Sboarina col cerino in mano deve decidere cosa fare da grande

Tanto tuonò che piovve. E’ ormai da qualche settimana che gira la voce che il sindaco Sboarina entra in Fratelli d’Italia. Il 17% del partito ottenuto in città e il successo di Polato, di “Battiti” come lui, l’hanno spinto ad accingersi a fare il passo che da tempo meditava: entrare in FdI per essere ricandidato dalla Meloni nel 2022. 

Niente di strano. Il “Fede” viene da Alleanza Nazionale, corrente Giorgetti. FdI è la naturale prosecuzione di quel partito. L’area dunque è la stessa: la destra. Nel suo ragionamento c’è quindi anche una certa coerenza oltre al calcolo.
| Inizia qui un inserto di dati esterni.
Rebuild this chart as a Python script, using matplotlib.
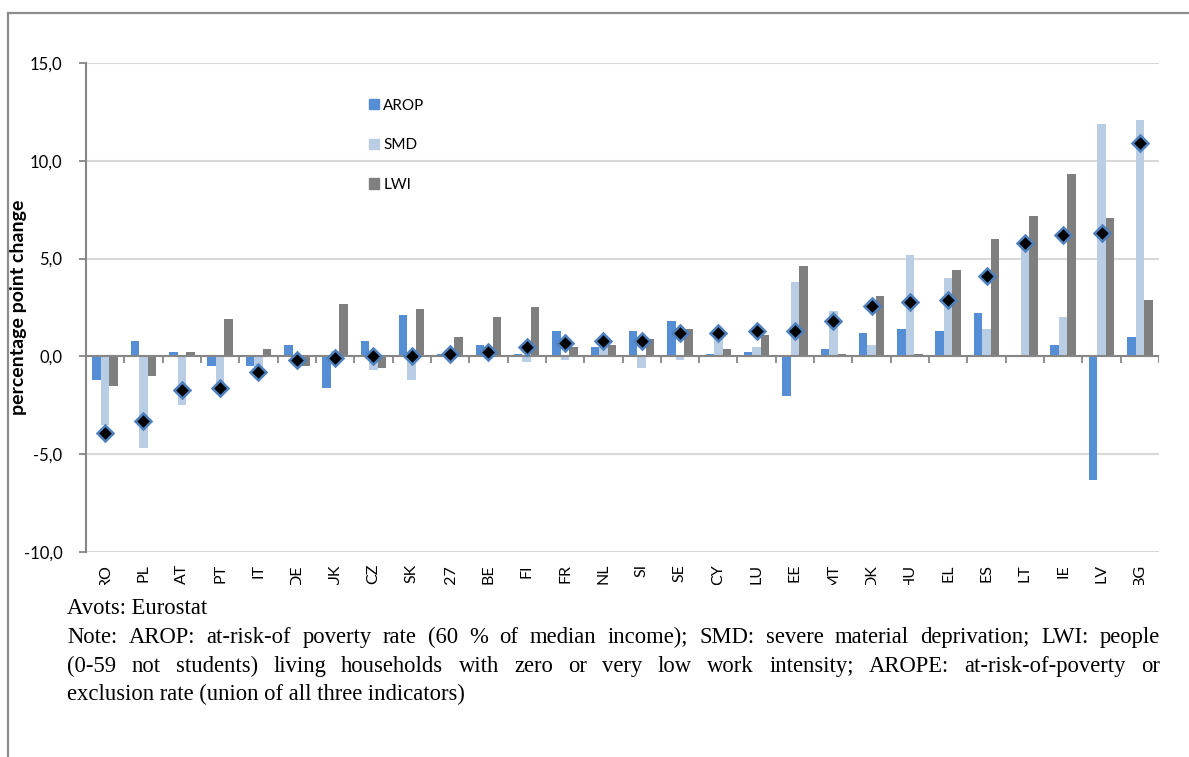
import numpy as np
import matplotlib
matplotlib.use("Agg")
import matplotlib.pyplot as plt
from matplotlib.transforms import Bbox, TransformedBbox
from matplotlib.patches import Patch
from matplotlib.lines import Line2D

countries = ["RO", "PL", "AT", "PT", "IT", "DE", "UK", "CZ", "SK", "EU27", "BE", "FI", "FR", "NL",
             "SI", "SE", "CY", "LU", "EE", "MT", "DK", "HU", "EL", "ES", "LT", "IE", "LV", "BG"]
arop = [-1.2, 0.8, 0.2, -0.5, -0.5, 0.6, -1.6, 0.8, 2.1, 0.1, 0.6, 0.1, 1.3, 0.5,
        1.3, 1.8, 0.1, 0.2, -2.0, 0.4, 1.2, 1.4, 1.3, 2.2, 0.0, 0.6, -6.3, 1.0]
smd = [-3.5, -4.7, -2.5, -1.5, -0.7, -0.2, 0.3, -0.7, -1.2, 0.0, 0.5, -0.3, -0.2, 0.6,
       -0.6, -0.2, 1.1, 0.5, 3.8, 2.3, 0.6, 5.2, 4.0, 1.4, 5.9, 2.0, 11.9, 12.1]
lwi = [-1.5, -1.0, 0.2, 1.9, 0.4, -0.5, 2.7, -0.6, 2.4, 1.0, 2.0, 2.5, 0.5, 0.6,
       0.9, 1.4, 0.4, 1.1, 4.6, 0.1, 3.1, 0.1, 4.4, 6.0, 7.2, 9.3, 7.1, 2.9]
arope = [-3.9, -3.3, -1.7, -1.6, -0.8, -0.2, -0.1, 0.0, 0.0, 0.1, 0.2, 0.5, 0.7, 0.8,
         0.8, 1.2, 1.2, 1.3, 1.3, 1.8, 2.6, 2.8, 2.9, 4.1, 5.8, 6.2, 6.3, 10.9]
yticks = [-10, -5, 0, 5, 10, 15]
ytick_labels = ["-10,0", "-5,0", "0,0", "5,0", "10,0", "15,0"]

note_lines = [
    "Avots: Eurostat",
    "Note: AROP: at-risk-of poverty rate (60 % of median income); SMD: severe material deprivation; LWI: people",
    "(0-59 not students) living households with zero or very low work intensity; AROPE: at-risk-of-poverty or",
    "exclusion rate (union of all three indicators)",
]

W, H = 1189, 757
fig = plt.figure(figsize=(W / 100, H / 100), dpi=100)
fig.patch.set_facecolor("white")

# plot area in pixels
L, R, T, B = 86, 1159, 63, 552
ax = fig.add_axes([L / W, 1 - B / H, (R - L) / W, (B - T) / H])

c_arop, c_smd, c_lwi = "#558ED5", "#B9CDE5", "#7F7F7F"
axis_col = "#868686"
x = np.arange(len(countries))
bw = 0.222

ax.set_xlim(-0.5, len(countries) - 0.5)
ax.set_ylim(-10, 15)
for yv in yticks:
    ax.axhline(yv, color="#D9D9D9", lw=1.5, zorder=0)

ax.bar(x - bw, arop, bw, color=c_arop, zorder=2, label="AROP")
ax.bar(x, smd, bw, color=c_smd, zorder=2, label="SMD")
ax.bar(x + bw, lwi, bw, color=c_lwi, zorder=2, label="LWI")

ax.axhline(0, color=axis_col, lw=1.5, zorder=3)
ax.vlines(np.arange(0.5, len(countries)), -0.35, 0, color=axis_col, lw=1.3, zorder=3)

ax.plot(x, arope, linestyle="none", marker="D", markersize=8.5, markerfacecolor="black",
        markeredgecolor="#4F81BD", markeredgewidth=1.8, zorder=5)

for s in ["top", "right", "bottom"]:
    ax.spines[s].set_visible(False)
ax.spines["left"].set_color(axis_col)
ax.spines["left"].set_linewidth(1.5)
ax.set_yticks(yticks)
ax.set_yticklabels(ytick_labels, fontfamily="Lato", fontsize=12)
ax.tick_params(axis="y", length=5, width=1.3, color=axis_col, pad=12)
ax.set_xticks([])

ax.set_ylabel("percentage point change", fontfamily="Lato", fontweight="bold", fontsize=14)
ax.yaxis.set_label_coords((27 - L) / (R - L), 0.5)

# x tick labels, clipped at the bottom of the chart box
clipbb = TransformedBbox(Bbox([[0, 1 - 585 / H], [1, 1]]), fig.transFigure)
for xi, lab in zip(x, countries):
    t = ax.text(xi, -(564 - B) / (B - T), lab, transform=ax.get_xaxis_transform(),
                rotation=90, ha="center", va="top", fontfamily="Lato", fontsize=11.5,
                clip_on=True)
    t.set_clip_box(clipbb)

handles = [Patch(color=c_arop), Patch(color=c_smd), Patch(color=c_lwi)]
fig.legend(handles, ["AROP", "SMD", "LWI"], loc="upper left",
           bbox_to_anchor=(361 / W, 1 - 91 / H), frameon=False, borderpad=0,
           handlelength=0.66, handleheight=0.66, handletextpad=0.3,
           labelspacing=1.68, prop={"family": "Lato", "size": 11})

# outer frame lines
fig.add_artist(Line2D([8 / W, 1], [1 - 12.5 / H, 1 - 12.5 / H], color="#8C8C8C", lw=1.6,
                      transform=fig.transFigure))
fig.add_artist(Line2D([8 / W, 8 / W], [0, 1 - 12.5 / H], color="#8C8C8C", lw=1.6,
                      transform=fig.transFigure))

# note text, justified
renderer = fig.canvas.get_renderer()
x0, x1 = 67, 1160
baselines = [614, 643, 672, 700]
kw = dict(fontfamily="Liberation Serif", fontsize=16.3, va="baseline", ha="left")
for i, (line, yb) in enumerate(zip(note_lines, baselines)):
    if i in (1, 2):
        words = line.split(" ")
        texts = [fig.text(0, 1 - yb / H, w, **kw) for w in words]
        widths = [t.get_window_extent(renderer).width for t in texts]
        gap = (x1 - x0 - sum(widths)) / (len(words) - 1)
        xp = x0
        for t, wd in zip(texts, widths):
            t.set_x(xp / W)
            xp += wd + gap
    else:
        fig.text(x0 / W, 1 - yb / H, line, **kw)

fig.savefig("out.png", dpi=100)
Sboarina, che proprio di primo pelo non è, ha percepito che non sono più le liste civiche a condurre le danze. Saranno i partiti. Nella fattispecie saranno Lega e FdI a stabilire se sarà ricandidato. E siccome Verona è una delle più importanti città che nel 2022 andrà al voto, a decidere sarà un tavolo nazionale. Ecco allora la necessità di avere un partito alle spalle. Ben difficilmente la Meloni rinuncerebbe a un sindaco uscente del suo partito. E così la Lega sarebbe rimasta tagliata fuori senza troppa fatica.

Tutto il ragionamento sarebbe filato liscio come l’olio se, non il diavolo, ma Paternoster, non quello che è nei cieli, ma quello che è alla Camera, c’avesse messo la coda. Parlando per la Lega, di cui è esponente qualificato, il “Pater” dice senza peli sulla lingua che se Sboarina entra in Fratelli d’Italia salta il patto fondativo della coalizione: un conto è appoggiare un “civico”, un sindaco super partes che rappresenta tutti, un altro è avere il sindaco di un partito. Questo non era nei patti. E la Lega potrebbe trarre le conseguenze. Che in altri termini significa togliergli l’appoggio dei suoi 8 consiglieri. C’era da aspettarselo. Ora il cerino è in mano a Sboarina.